#### Directions for this task
Set all the material down again unchanged, without the pictures.

#### Collected material
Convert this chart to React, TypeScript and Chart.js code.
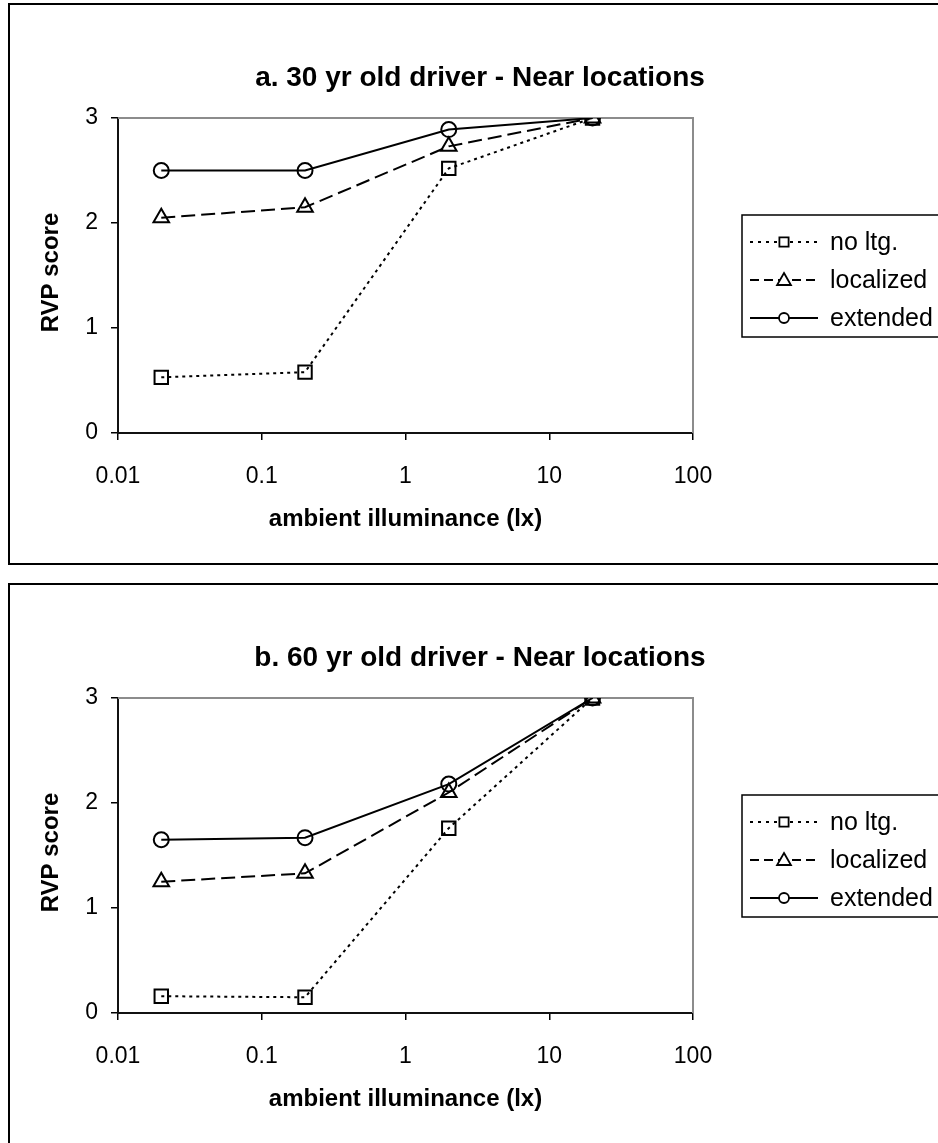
import React, { useEffect, useRef } from 'react';
import { Chart, registerables } from 'chart.js';

Chart.register(...registerables);

// Measured illuminance levels (lx) and axis ticks
const illuminance = [0.02, 0.2, 2, 20];
const xTickValues = [0.01, 0.1, 1, 10, 100];
const yTickMax = 3;

const seriesNames = ['no ltg.', 'localized', 'extended'];

// Panel a: 30 yr old driver
const panelATitle = 'a. 30 yr old driver - Near locations';
const panelANoLtg = [0.53, 0.58, 2.52, 3.0];
const panelALocalized = [2.05, 2.15, 2.73, 3.0];
const panelAExtended = [2.5, 2.5, 2.89, 3.0];

// Panel b: 60 yr old driver
const panelBTitle = 'b. 60 yr old driver - Near locations';
const panelBNoLtg = [0.16, 0.15, 1.76, 3.0];
const panelBLocalized = [1.25, 1.33, 2.1, 3.0];
const panelBExtended = [1.65, 1.67, 2.18, 3.0];

const yAxisTitle = 'RVP score';
const xAxisTitle = 'ambient illuminance (lx)';

const FONT = "'Liberation Sans', Arial, Helvetica, sans-serif";

type SeriesStyle = {
  dash: number[];
  legendDash: number[];
  pointStyle: 'rect' | 'triangle' | 'circle';
  radius: number;
};

const seriesStyles: SeriesStyle[] = [
  { dash: [3, 4], legendDash: [3, 5], pointStyle: 'rect', radius: 9.5 },
  { dash: [14, 6], legendDash: [9, 5], pointStyle: 'triangle', radius: 9 },
  { dash: [], legendDash: [], pointStyle: 'circle', radius: 7.5 },
];

function drawMarker(ctx: CanvasRenderingContext2D, style: string, x: number, y: number, r: number) {
  ctx.beginPath();
  if (style === 'rect') {
    const h = r * Math.SQRT1_2;
    ctx.rect(x - h, y - h, 2 * h, 2 * h);
  } else if (style === 'triangle') {
    ctx.moveTo(x, y - r);
    ctx.lineTo(x + r * Math.sin((2 * Math.PI) / 3), y - r * Math.cos((2 * Math.PI) / 3));
    ctx.lineTo(x + r * Math.sin((4 * Math.PI) / 3), y - r * Math.cos((4 * Math.PI) / 3));
    ctx.closePath();
  } else {
    ctx.arc(x, y, r, 0, Math.PI * 2);
  }
  ctx.fillStyle = '#fff';
  ctx.fill();
  ctx.stroke();
}

const panelDecor = {
  id: 'panelDecor',
  beforeDatasetsDraw(chart: any) {
    const { ctx, chartArea: a } = chart;
    ctx.save();
    ctx.strokeStyle = '#8c8c8c';
    ctx.lineWidth = 2;
    ctx.beginPath();
    ctx.moveTo(a.left, a.top);
    ctx.lineTo(a.right, a.top);
    ctx.lineTo(a.right, a.bottom);
    ctx.stroke();
    ctx.restore();
  },
  afterDraw(chart: any, _args: any, opts: any) {
    const { ctx, chartArea: a } = chart;
    ctx.save();
    ctx.fillStyle = '#000';
    ctx.textBaseline = 'middle';

    // chart title
    ctx.textAlign = 'center';
    ctx.font = `bold 28px ${FONT}`;
    ctx.fillText(opts.title, 470, 73);

    // x axis title
    ctx.font = `bold 24px ${FONT}`;
    ctx.fillText(xAxisTitle, (a.left + a.right) / 2, 514);

    // y axis title
    ctx.save();
    ctx.translate(41, (a.top + a.bottom) / 2 - 3);
    ctx.rotate(-Math.PI / 2);
    ctx.fillText(yAxisTitle, 0, 0);
    ctx.restore();

    // legend
    const lx = 732;
    const ly = 210;
    ctx.strokeStyle = '#000';
    ctx.lineWidth = 1.5;
    ctx.strokeRect(lx, ly, 230, 122);
    ctx.font = `25px ${FONT}`;
    ctx.textAlign = 'left';
    seriesNames.forEach((name, i) => {
      const st = seriesStyles[i];
      const cy = ly + 27 + i * 38;
      ctx.lineWidth = 2;
      ctx.setLineDash(st.legendDash);
      ctx.beginPath();
      ctx.moveTo(740, cy);
      ctx.lineTo(808, cy);
      ctx.stroke();
      ctx.setLineDash([]);
      ctx.lineWidth = 1.8;
      const r = st.pointStyle === 'rect' ? 6.5 : st.pointStyle === 'triangle' ? 8 : 5;
      drawMarker(ctx, st.pointStyle, 774, st.pointStyle === 'triangle' ? cy + 1 : cy, r);
      ctx.fillStyle = '#000';
      ctx.fillText(name, 820, cy + 1);
    });
    ctx.restore();
  },
};

function buildConfig(title: string, noLtg: number[], localized: number[], extended: number[]) {
  const seriesValues = [noLtg, localized, extended];
  const tickFont = { family: FONT, size: 23 };
  return {
    type: 'line' as const,
    data: {
      datasets: seriesValues.map((vals, i) => {
        const st = seriesStyles[i];
        return {
          label: seriesNames[i],
          data: illuminance.map((x, j) => ({ x, y: vals[j] })),
          borderColor: '#000',
          borderWidth: 2,
          borderDash: st.dash,
          pointStyle: st.pointStyle,
          pointRadius: st.radius,
          pointBorderWidth: 2,
          pointBorderColor: '#000',
          pointBackgroundColor: 'rgba(255,255,255,0)',
          fill: false,
          tension: 0,
        };
      }),
    },
    options: {
      animation: false,
      responsive: false,
      devicePixelRatio: 1,
      layout: { padding: { left: 0, right: 257, top: 113, bottom: 0 } },
      plugins: {
        legend: { display: false },
        title: { display: false },
        tooltip: { enabled: false },
        panelDecor: { title },
      },
      scales: {
        x: {
          type: 'logarithmic',
          min: xTickValues[0],
          max: xTickValues[xTickValues.length - 1],
          afterBuildTicks: (s: any) => {
            s.ticks = xTickValues.map((v) => ({ value: v }));
          },
          afterFit: (s: any) => {
            s.height = 130;
          },
          ticks: {
            autoSkip: false,
            maxRotation: 0,
            color: '#000',
            font: tickFont,
            padding: 23,
            callback: (v: any) => String(v),
          },
          grid: { drawOnChartArea: false, drawTicks: true, tickLength: 7, color: '#000', lineWidth: 1.5 },
          border: { display: true, color: '#111', width: 2 },
        },
        y: {
          min: 0,
          max: yTickMax,
          afterFit: (s: any) => {
            s.width = 108;
          },
          ticks: { stepSize: 1, color: '#000', font: tickFont, padding: 13 },
          grid: { drawOnChartArea: false, drawTicks: true, tickLength: 7, color: '#000', lineWidth: 1.5 },
          border: { display: true, color: '#111', width: 2 },
        },
      },
    },
    plugins: [panelDecor],
  };
}

function Panel(props: { top: number; title: string; noLtg: number[]; localized: number[]; extended: number[] }) {
  const ref = useRef<HTMLCanvasElement>(null);
  useEffect(() => {
    if (!ref.current) return;
    const chart = new Chart(ref.current, buildConfig(props.title, props.noLtg, props.localized, props.extended) as any);
    return () => chart.destroy();
  }, []);
  return (
    <div
      style={{
        position: 'absolute',
        left: 8,
        top: props.top,
        width: 944,
        height: 562,
        border: '2px solid #000',
        boxSizing: 'border-box',
        background: '#fff',
      }}
    >
      <canvas ref={ref} width={940} height={558} style={{ display: 'block', width: 940, height: 558 }} />
    </div>
  );
}

export default function App() {
  return (
    <div
      style={{
        position: 'absolute',
        left: 0,
        top: 0,
        width: 938,
        height: 1143,
        overflow: 'hidden',
        background: '#fff',
      }}
    >
      <Panel top={3} title={panelATitle} noLtg={panelANoLtg} localized={panelALocalized} extended={panelAExtended} />
      <Panel top={583} title={panelBTitle} noLtg={panelBNoLtg} localized={panelBLocalized} extended={panelBExtended} />
    </div>
  );
}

#### The result
Convert this chart to React, TypeScript and Chart.js code.
import React, { useEffect, useRef } from 'react';
import { Chart, registerables } from 'chart.js';

Chart.register(...registerables);

// Measured illuminance levels (lx) and axis ticks
const illuminance = [0.02, 0.2, 2, 20];
const xTickValues = [0.01, 0.1, 1, 10, 100];
const yTickMax = 3;

const seriesNames = ['no ltg.', 'localized', 'extended'];

// Panel a: 30 yr old driver
const panelATitle = 'a. 30 yr old driver - Near locations';
const panelANoLtg = [0.53, 0.58, 2.52, 3.0];
const panelALocalized = [2.05, 2.15, 2.73, 3.0];
const panelAExtended = [2.5, 2.5, 2.89, 3.0];

// Panel b: 60 yr old driver
const panelBTitle = 'b. 60 yr old driver - Near locations';
const panelBNoLtg = [0.16, 0.15, 1.76, 3.0];
const panelBLocalized = [1.25, 1.33, 2.1, 3.0];
const panelBExtended = [1.65, 1.67, 2.18, 3.0];

const yAxisTitle = 'RVP score';
const xAxisTitle = 'ambient illuminance (lx)';

const FONT = "'Liberation Sans', Arial, Helvetica, sans-serif";

type SeriesStyle = {
  dash: number[];
  legendDash: number[];
  pointStyle: 'rect' | 'triangle' | 'circle';
  radius: number;
};

const seriesStyles: SeriesStyle[] = [
  { dash: [3, 4], legendDash: [3, 5], pointStyle: 'rect', radius: 9.5 },
  { dash: [14, 6], legendDash: [9, 5], pointStyle: 'triangle', radius: 9 },
  { dash: [], legendDash: [], pointStyle: 'circle', radius: 7.5 },
];

function drawMarker(ctx: CanvasRenderingContext2D, style: string, x: number, y: number, r: number) {
  ctx.beginPath();
  if (style === 'rect') {
    const h = r * Math.SQRT1_2;
    ctx.rect(x - h, y - h, 2 * h, 2 * h);
  } else if (style === 'triangle') {
    ctx.moveTo(x, y - r);
    ctx.lineTo(x + r * Math.sin((2 * Math.PI) / 3), y - r * Math.cos((2 * Math.PI) / 3));
    ctx.lineTo(x + r * Math.sin((4 * Math.PI) / 3), y - r * Math.cos((4 * Math.PI) / 3));
    ctx.closePath();
  } else {
    ctx.arc(x, y, r, 0, Math.PI * 2);
  }
  ctx.fillStyle = '#fff';
  ctx.fill();
  ctx.stroke();
}

const panelDecor = {
  id: 'panelDecor',
  beforeDatasetsDraw(chart: any) {
    const { ctx, chartArea: a } = chart;
    ctx.save();
    ctx.strokeStyle = '#8c8c8c';
    ctx.lineWidth = 2;
    ctx.beginPath();
    ctx.moveTo(a.left, a.top);
    ctx.lineTo(a.right, a.top);
    ctx.lineTo(a.right, a.bottom);
    ctx.stroke();
    ctx.restore();
  },
  afterDraw(chart: any, _args: any, opts: any) {
    const { ctx, chartArea: a } = chart;
    ctx.save();
    ctx.fillStyle = '#000';
    ctx.textBaseline = 'middle';

    // chart title
    ctx.textAlign = 'center';
    ctx.font = `bold 28px ${FONT}`;
    ctx.fillText(opts.title, 470, 73);

    // x axis title
    ctx.font = `bold 24px ${FONT}`;
    ctx.fillText(xAxisTitle, (a.left + a.right) / 2, 514);

    // y axis title
    ctx.save();
    ctx.translate(41, (a.top + a.bottom) / 2 - 3);
    ctx.rotate(-Math.PI / 2);
    ctx.fillText(yAxisTitle, 0, 0);
    ctx.restore();

    // legend
    const lx = 732;
    const ly = 210;
    ctx.strokeStyle = '#000';
    ctx.lineWidth = 1.5;
    ctx.strokeRect(lx, ly, 230, 122);
    ctx.font = `25px ${FONT}`;
    ctx.textAlign = 'left';
    seriesNames.forEach((name, i) => {
      const st = seriesStyles[i];
      const cy = ly + 27 + i * 38;
      ctx.lineWidth = 2;
      ctx.setLineDash(st.legendDash);
      ctx.beginPath();
      ctx.moveTo(740, cy);
      ctx.lineTo(808, cy);
      ctx.stroke();
      ctx.setLineDash([]);
      ctx.lineWidth = 1.8;
      const r = st.pointStyle === 'rect' ? 6.5 : st.pointStyle === 'triangle' ? 8 : 5;
      drawMarker(ctx, st.pointStyle, 774, st.pointStyle === 'triangle' ? cy + 1 : cy, r);
      ctx.fillStyle = '#000';
      ctx.fillText(name, 820, cy + 1);
    });
    ctx.restore();
  },
};

function buildConfig(title: string, noLtg: number[], localized: number[], extended: number[]) {
  const seriesValues = [noLtg, localized, extended];
  const tickFont = { family: FONT, size: 23 };
  return {
    type: 'line' as const,
    data: {
      datasets: seriesValues.map((vals, i) => {
        const st = seriesStyles[i];
        return {
          label: seriesNames[i],
          data: illuminance.map((x, j) => ({ x, y: vals[j] })),
          borderColor: '#000',
          borderWidth: 2,
          borderDash: st.dash,
          pointStyle: st.pointStyle,
          pointRadius: st.radius,
          pointBorderWidth: 2,
          pointBorderColor: '#000',
          pointBackgroundColor: 'rgba(255,255,255,0)',
          fill: false,
          tension: 0,
        };
      }),
    },
    options: {
      animation: false,
      responsive: false,
      devicePixelRatio: 1,
      layout: { padding: { left: 0, right: 257, top: 113, bottom: 0 } },
      plugins: {
        legend: { display: false },
        title: { display: false },
        tooltip: { enabled: false },
        panelDecor: { title },
      },
      scales: {
        x: {
          type: 'logarithmic',
          min: xTickValues[0],
          max: xTickValues[xTickValues.length - 1],
          afterBuildTicks: (s: any) => {
            s.ticks = xTickValues.map((v) => ({ value: v }));
          },
          afterFit: (s: any) => {
            s.height = 130;
          },
          ticks: {
            autoSkip: false,
            maxRotation: 0,
            color: '#000',
            font: tickFont,
            padding: 23,
            callback: (v: any) => String(v),
          },
          grid: { drawOnChartArea: false, drawTicks: true, tickLength: 7, color: '#000', lineWidth: 1.5 },
          border: { display: true, color: '#111', width: 2 },
        },
        y: {
          min: 0,
          max: yTickMax,
          afterFit: (s: any) => {
            s.width = 108;
          },
          ticks: { stepSize: 1, color: '#000', font: tickFont, padding: 13 },
          grid: { drawOnChartArea: false, drawTicks: true, tickLength: 7, color: '#000', lineWidth: 1.5 },
          border: { display: true, color: '#111', width: 2 },
        },
      },
    },
    plugins: [panelDecor],
  };
}

function Panel(props: { top: number; title: string; noLtg: number[]; localized: number[]; extended: number[] }) {
  const ref = useRef<HTMLCanvasElement>(null);
  useEffect(() => {
    if (!ref.current) return;
    const chart = new Chart(ref.current, buildConfig(props.title, props.noLtg, props.localized, props.extended) as any);
    return () => chart.destroy();
  }, []);
  return (
    <div
      style={{
        position: 'absolute',
        left: 8,
        top: props.top,
        width: 944,
        height: 562,
        border: '2px solid #000',
        boxSizing: 'border-box',
        background: '#fff',
      }}
    >
      <canvas ref={ref} width={940} height={558} style={{ display: 'block', width: 940, height: 558 }} />
    </div>
  );
}

export default function App() {
  return (
    <div
      style={{
        position: 'absolute',
        left: 0,
        top: 0,
        width: 938,
        height: 1143,
        overflow: 'hidden',
        background: '#fff',
      }}
    >
      <Panel top={3} title={panelATitle} noLtg={panelANoLtg} localized={panelALocalized} extended={panelAExtended} />
      <Panel top={583} title={panelBTitle} noLtg={panelBNoLtg} localized={panelBLocalized} extended={panelBExtended} />
    </div>
  );
}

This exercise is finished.